2026-07-14 · 4 min read
Cadence is just steps per minute, counting both feet, not one. It's one of the two numbers that make up your running speed: speed equals cadence multiplied by stride length. That identity is the whole reason cadence gets talked about at all. Two runners moving at the same pace can get there completely differently, one taking quick, short strides at a high cadence, the other taking longer, slower strides at a lower one. Neither number alone tells you your pace, and neither number alone tells you whether your form is good.
The two sides of that identity are also locked together, which matters before treating a higher cadence as automatically better. Push cadence up without changing your pace, and stride length has to shrink to compensate, since the two multiply to a fixed speed. Cadence and stride length are two variables describing the same output, not two separate scores you can max out independently.

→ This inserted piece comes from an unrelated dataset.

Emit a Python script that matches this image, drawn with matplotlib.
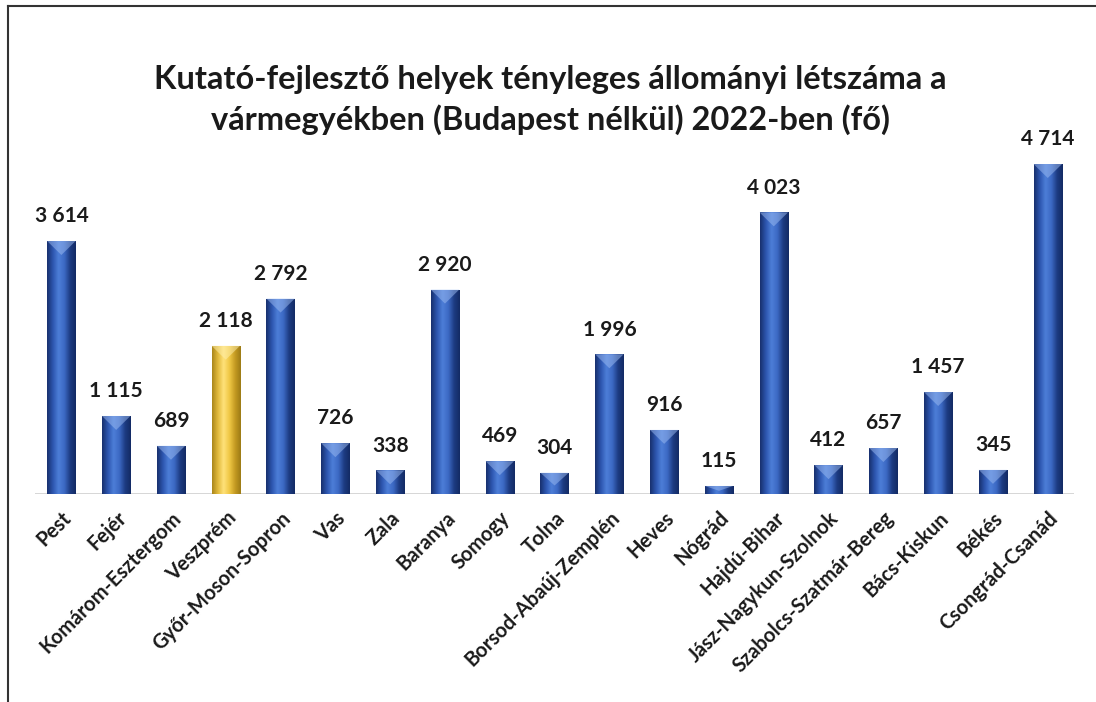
import numpy as np
import matplotlib
matplotlib.use("Agg")
import matplotlib.pyplot as plt
from matplotlib.colors import LinearSegmentedColormap
from matplotlib.patches import Polygon
from matplotlib.lines import Line2D

counties = ["Pest", "Fejér", "Komárom-Esztergom", "Veszprém", "Győr-Moson-Sopron",
            "Vas", "Zala", "Baranya", "Somogy", "Tolna", "Borsod-Abaúj-Zemplén",
            "Heves", "Nógrád", "Hajdú-Bihar", "Jász-Nagykun-Szolnok",
            "Szabolcs-Szatmár-Bereg", "Bács-Kiskun", "Békés", "Csongrád-Csanád"]
values = [3614, 1115, 689, 2118, 2792, 726, 338, 2920, 469, 304, 1996,
          916, 115, 4023, 412, 657, 1457, 345, 4714]
highlight = "Veszprém"

title = "Kutató-fejlesztő helyek tényleges állományi létszáma a\nvármegyékben (Budapest nélkül) 2022-ben (fő)"

plt.rcParams['font.family'] = ['Lato', 'DejaVu Sans']

fig = plt.figure(figsize=(10.96, 7.02), dpi=100)
ax = fig.add_axes([0.032, 0.2963, 0.948, 0.4986])

blue_cmap = LinearSegmentedColormap.from_list(
    "b", ["#172f6c", "#2c55ae", "#4d7ed8", "#3c69c4", "#1d3b82", "#132a63"])
gold_cmap = LinearSegmentedColormap.from_list(
    "g", ["#a8841a", "#e0b83a", "#ffe27a", "#f0c845", "#c49a22", "#9c7a15"])
grad = np.linspace(0, 1, 256).reshape(1, -1)

x = np.arange(len(counties))
width = 0.52
bars = ax.bar(x, values, width=width, color='none', edgecolor='none', zorder=2)

for bar, name, v in zip(bars, counties, values):
    cmap = gold_cmap if name == highlight else blue_cmap
    x0 = bar.get_x()
    w = bar.get_width()
    x1 = x0 + w
    im = ax.imshow(grad, extent=[x0, x1, 0, v], aspect='auto', cmap=cmap,
                   zorder=3, interpolation='bicubic')
    im.set_clip_path(bar)
    # top bevel highlight (chevron)
    bev = min(200, v * 0.6)
    light = "#fff0b0" if name == highlight else "#9dbcf2"
    tri = Polygon([[x0, v], [x1, v], [x0 + w * 0.5, v - bev]],
                  closed=True, facecolor=light, alpha=0.5, edgecolor='none', zorder=4)
    ax.add_patch(tri)
    ax.text(x0 + w / 2, v + 210,
            f"{v:,}".replace(",", " "), ha='center', va='bottom',
            fontsize=15, fontweight='bold', color='#1a1a1a', zorder=5)

ax.axhline(0, color='#d0d0d0', lw=1.2, zorder=1)
ax.set_xlim(-0.48, len(counties) - 0.52)
ax.set_ylim(0, 5000)
ax.set_xticks(x)
ax.set_xticklabels(counties, rotation=45, ha='right', rotation_mode='anchor',
                   fontsize=14.5, fontweight='bold', color='#1a1a1a')
ax.tick_params(axis='x', length=0, pad=10)
ax.set_yticks([])
for s in ax.spines.values():
    s.set_visible(False)

fig.text(0.502, 0.858, title, ha='center', va='center', fontsize=23.5,
         fontweight='bold', color='#1a1a1a', linespacing=1.4)

# frame lines (top and left)
fig.add_artist(Line2D([0.007, 1.0], [0.991, 0.991], transform=fig.transFigure,
                      color='#333333', lw=1.5))
fig.add_artist(Line2D([0.007, 0.007], [0.0, 0.991], transform=fig.transFigure,
                      color='#333333', lw=1.5))

fig.savefig("out.png", dpi=100)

Where 180 came from, and why it is not a target
The number that gets repeated most often in running circles is 180 steps per minute. It did not come from a study of what's optimal for every runner, it came from observing elite distance racers at competition pace and noticing that a lot of them landed somewhere around that figure. That's a description of a specific population moving at a specific, very fast effort, not a prescription for anyone lacing up for an easy jog. Cadence naturally varies with height, leg length, and speed. A taller runner with longer legs will often cover the same ground at a lower cadence than a shorter runner, and neither is doing it wrong. Treating 180 as a universal target ignores that cadence was never meant to be one-size-fits-all in the first place.
Reading your own number
The useful way to look at cadence is relative to yourself, not to a stranger's number from a study. Cadence rises naturally as pace increases, so a fair comparison only holds between similar efforts: your easy-run cadence against your last easy run, your tempo cadence against your last tempo run. Comparing an easy jog's cadence to a hard interval's cadence and drawing conclusions from the gap is comparing two different things that were never going to match. The more useful habit is watching the trend over weeks at a similar effort level, rather than fixating on any single run's number. If your easy-pace cadence is gradually climbing over a training block without you deliberately forcing it, that's often just a sign your running economy at that effort is improving, not something you need to intervene on.
If you decide to nudge it
A very low cadence at an easy pace often shows up alongside long, loping strides that reach further out in front of you, which tends to mean more braking with each step as your foot lands ahead of your body. If you decide that's worth adjusting, the sensible approach is a small nudge, a few percent higher, held over a period of easy runs, not an attempt to force your way to 180 in a single session. A sudden, large change to a movement pattern your body has been running with for years is a bigger disruption than most runners expect, and there's no evidence that hitting a specific cadence number by itself prevents anything or fixes anything on its own. It's one variable among many in how you move, not a switch to flip.
How Zirv tracks it
On iOS, Zirv captures cadence automatically during a run using the phone's motion data, and shows your average cadence for the run in the workout summary afterward. It's there to give you a number to track your own trend with, alongside effort measures like heart rate zones, rather than a target to chase toward someone else's average.
The takeaway
Cadence is one half of an identity, speed equals cadence times stride length, not a standalone score to optimize. The famous 180 came from watching elite racers at race pace, not from a rule that applies to every runner at every effort. Read your own number against your own similar efforts, watch how it trends as your training changes, and if you do decide to nudge it, do it gradually. That's a more honest way to use the number than chasing a figure that was never about you in the first place, whether you're working on it as a standalone focus or as part of hybrid training where running is only one piece of the week.